Filmmakers Frank Capra, left, and Ray Harryhausen, each at work on the set of a film.

  • Frank Capra’s original classic “Lost Horizon” (1937), starring Ronald Coleman, considered by many critics the finest all-around example of movie fantasy. Also Capra’s “Mr. Deeds Goes to Town” (1936), with Gary Cooper and Jean Arthur; the multi-Oscar winner, “It Happened One Night” (1934), with Clark Gable and Claudette Colbert; and the Jean Harlow 1931 movie with the title that followed her for life, “Platinum Blonde.” And three of Capra’s movies that represent some of James Stewart’s finest comic and dramatic work: “You Can’t Take It With You” (1938), “Mr. Smith Goes to Washington” (1939) and “It’s a Wonderful Life” (1945).


  • Stanley Kubrick’s black comedy, “Dr. Strangelove: Or, How I Learned to Stop Worrying and Love the Bomb” (1964), with George C. Scott and, in three roles, Peter Sellers.


  • Three films with Jack Nicholson: “Five Easy Pieces” (1970), the movie that made him a superstar; Peter Fonda and Dennis Hopper’s “Easy Rider” (1969), which led to that stardom; and an earlier Roger Corman comedy, satirizing the horror genre, “The Raven” (1963), with Vincent Price, Boris Karloff and Peter Lorre.


  • Ray Harryhausen’s Dynamation special effects are nothing short of astounding in “The Seventh Voyage of Sinbad” (1958), “Jason and the Argonauts” (1963) – both with stirring Bernard Herrmann scores — and “The Golden Voyage of Sinbad” (1974). They will be presented as part of a children’s program — but are equally mesmerizing for adults.

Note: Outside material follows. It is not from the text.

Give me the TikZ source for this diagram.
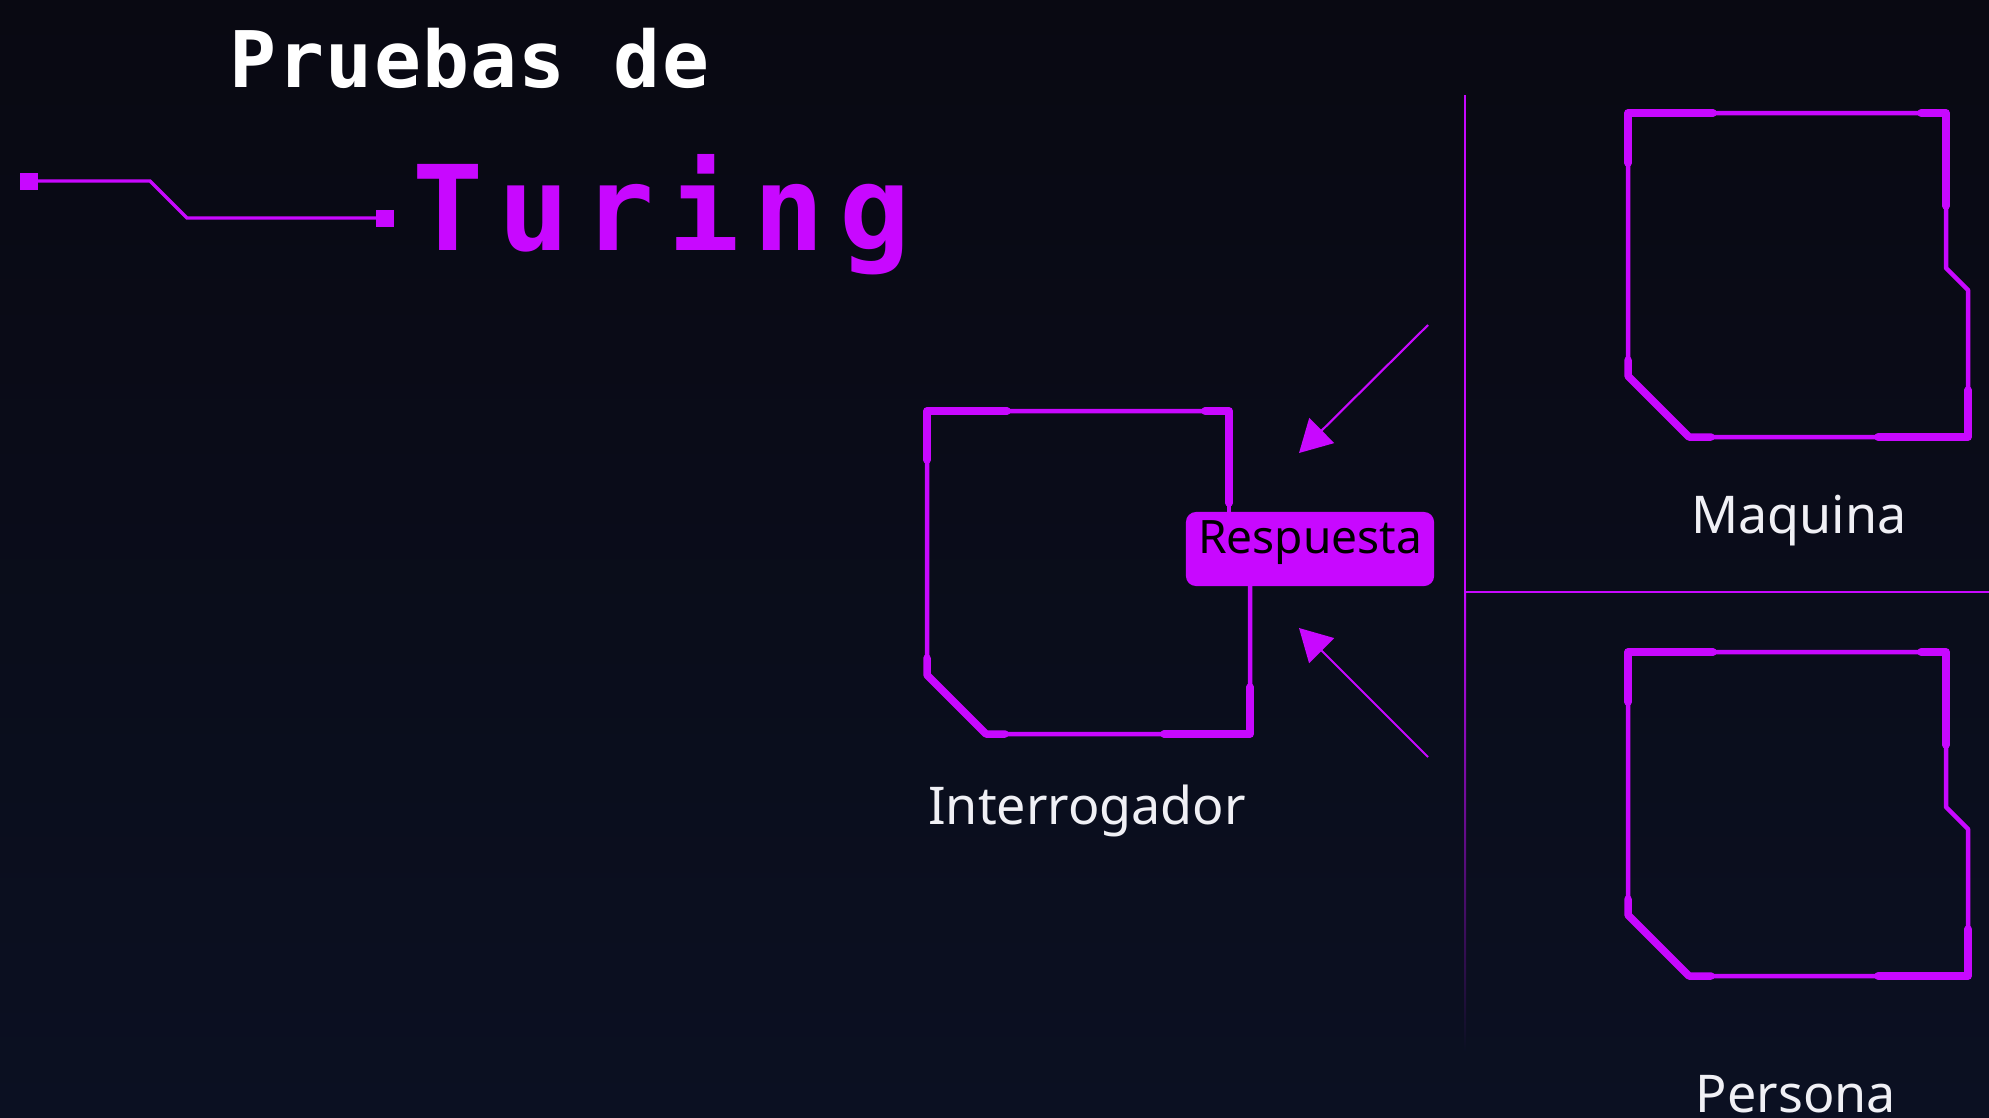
\documentclass[tikz,border=0pt]{standalone}
\usepackage{fontspec}
\setmainfont{Noto Sans}
\newfontfamily\monofam{DejaVu Sans Mono}[LetterSpace=1.5]
\newfontfamily\turingfont{DejaVu Sans Mono}[LetterSpace=12]
\usetikzlibrary{arrows.meta}
\definecolor{mag}{RGB}{200,8,255}
\definecolor{bgtop}{RGB}{9,9,18}
\definecolor{bgbot}{RGB}{11,16,34}
\definecolor{labelgray}{RGB}{240,240,245}
\tikzset{
  thinline/.style={draw=mag, line width=1.28pt, line join=round, line cap=round},
  thickline/.style={draw=mag, line width=2.13pt, line join=round, line cap=round},
  divider/.style={draw=mag, line width=0.6pt},
  pointer/.style={draw=mag, fill=mag, line width=0.6pt, -{Triangle[length=0.32cm,width=0.35cm]}},
  pad/.style={fill=mag, inner sep=0pt, minimum width=0.18cm, minimum height=0.17cm},
  trace/.style={draw=mag, line width=0.95pt},
  lbl/.style={anchor=base, inner sep=0pt, text=labelgray, font=\fontsize{14.8}{18}\selectfont},
  respbox/.style={fill=mag, rounded corners=0.1cm, minimum width=2.48cm, inner xsep=0pt, inner ysep=0pt,
    text height=0.41cm, text depth=0.33cm, text=black, font=\fontsize{13.1}{15}\selectfont},
}
\begin{document}
\begin{tikzpicture}[x=0.01cm,y=-0.01cm]
\useasboundingbox (0,0) rectangle (1989,1117);
\shade[top color=bgtop, bottom color=bgbot] (0,0) rectangle (1989,1117);

% title
\node[anchor=base west, inner sep=0pt, text=white, font=\monofam\bfseries\fontsize{22.2}{26}\selectfont] (t1) at (229,87) {Pruebas de};
\node[anchor=base west, inner sep=0pt, text=mag, font=\turingfont\bfseries\fontsize{33.6}{40}\selectfont] (t2) at (412,250) {Turing};

% circuit trace
\node[pad] (sq1) at (29,181) {};
\node[pad] (sq2) at (385,218) {};
\draw[trace] (sq1.center) -- (150,181) -- (187,218) -- (sq2.center);

% dividers
\draw[divider] (1465,95) -- (1465,592);
\draw[divider] (1465,592) -- (1989,592);
\shade[top color=mag, bottom color=bgbot] (1464,592) rectangle (1466,1050);

% Interrogador frame
\draw[thinline] (1229,411) -- (927,411) -- (927,675) -- (986,734) -- (1250,734) -- (1250,586);
\draw[thinline] (1229,411) -- (1229,512);
\draw[thickline] (927,460) -- (927,411) -- (1007,411);
\draw[thickline] (1205,411) -- (1229,411) -- (1229,503);
\draw[thickline] (1250,687) -- (1250,734) -- (1164,734);
\draw[thickline] (1005,734) -- (986,734) -- (927,675) -- (927,658);
\node[respbox] (resp) at (1310,549) {Respuesta};

% Maquina & Persona frames
\foreach \dy in {0,539}{
\begin{scope}[shift={(0,\dy)}]
\draw[thinline] (1628,113) -- (1946,113) -- (1946,268) -- (1968,290) -- (1968,437) -- (1689,437) -- (1628,376) -- cycle;
\draw[thickline] (1628,163) -- (1628,113) -- (1713,113);
\draw[thickline] (1921,113) -- (1946,113) -- (1946,206);
\draw[thickline] (1968,390) -- (1968,437) -- (1878,437);
\draw[thickline] (1711,437) -- (1689,437) -- (1628,376) -- (1628,360);
\end{scope}
}

% arrows
\coordinate (a1s) at (1428,325);
\coordinate (a1e) at (1299,453);
\coordinate (a2s) at (1428,757);
\coordinate (a2e) at (1299,628);
\draw[pointer] (a1s) -- (a1e);
\draw[pointer] (a2s) -- (a2e);

% labels
\node[lbl] (lm) at (1799,533) {Maquina};
\node[lbl] (li) at (1087,824) {Interrogador};
\node[lbl] (lp) at (1796,1112) {Persona};
\end{tikzpicture}
\end{document}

  • Two films dealing with real fears include “In Cold Blood” (1968), Truman Capote’s true account of a senseless multiple murder, vividly told from the viewpoint of the two killers, played by Robert Blake and Scott Wilson, in Richard Brooks’ film, and Martin Ritt’s “The Front” (1976), with Woody Allen in a more serious role than usual, as a front who sells scripts for blacklisted Hollywood writers in the 1950s.


  • Peter Bogdanovich’s first film, “Targets” (1968), about a modern-day sniper who encounters a fading horror-movie star, appropriately played by Boris Karloff, and Bogdanovich’s 1971 Oscar-winner, “The Last Picture Show,” with Jeff Bridges, Cybill Shepherd, Timothy Bottoms, Cloris Leachman and Ben Johnson.


  • On the lighter side, “Wonder Man” (1945), featuring Danny Kaye at his musical comedy peak as a bookworm who takes the place of his show-biz twin brother when the latter’s ghost explains he was knocked off by the mob, and “Fun With Dick and Jane” (1977), wherein Jane Fonda and George Segal try their hand at robbery when their income is cut off.


  • “Obsession” (1976), Brian De Palma’s “Vertigo”-like tribute to Alfred Hitchcock, with Cliff Robertson.


  • “The Stepford Wives” (1975), Ira Levin’s vision of the ultimate male chauvinism through technology, with Katharine Ross and Paula Prentiss.


  • “Watermelon Man” (1970), Melvin Van Peebles’ sardonic look at a white bigot (Godfrey Cambridge) who turns black overnight.

EDITOR’S NOTE: There was no film festival in 1980 but in January 1981 “The Third Annual Festival for American Film,” as the program booklet referred to it, changed its name to the United States Film and Video Festival and made its Park City debut. The Sundance Institute was founded in 1979 and took over the festival in 1984, though the ‘Sundance’ moniker would not become part of the festival’s name until 1990.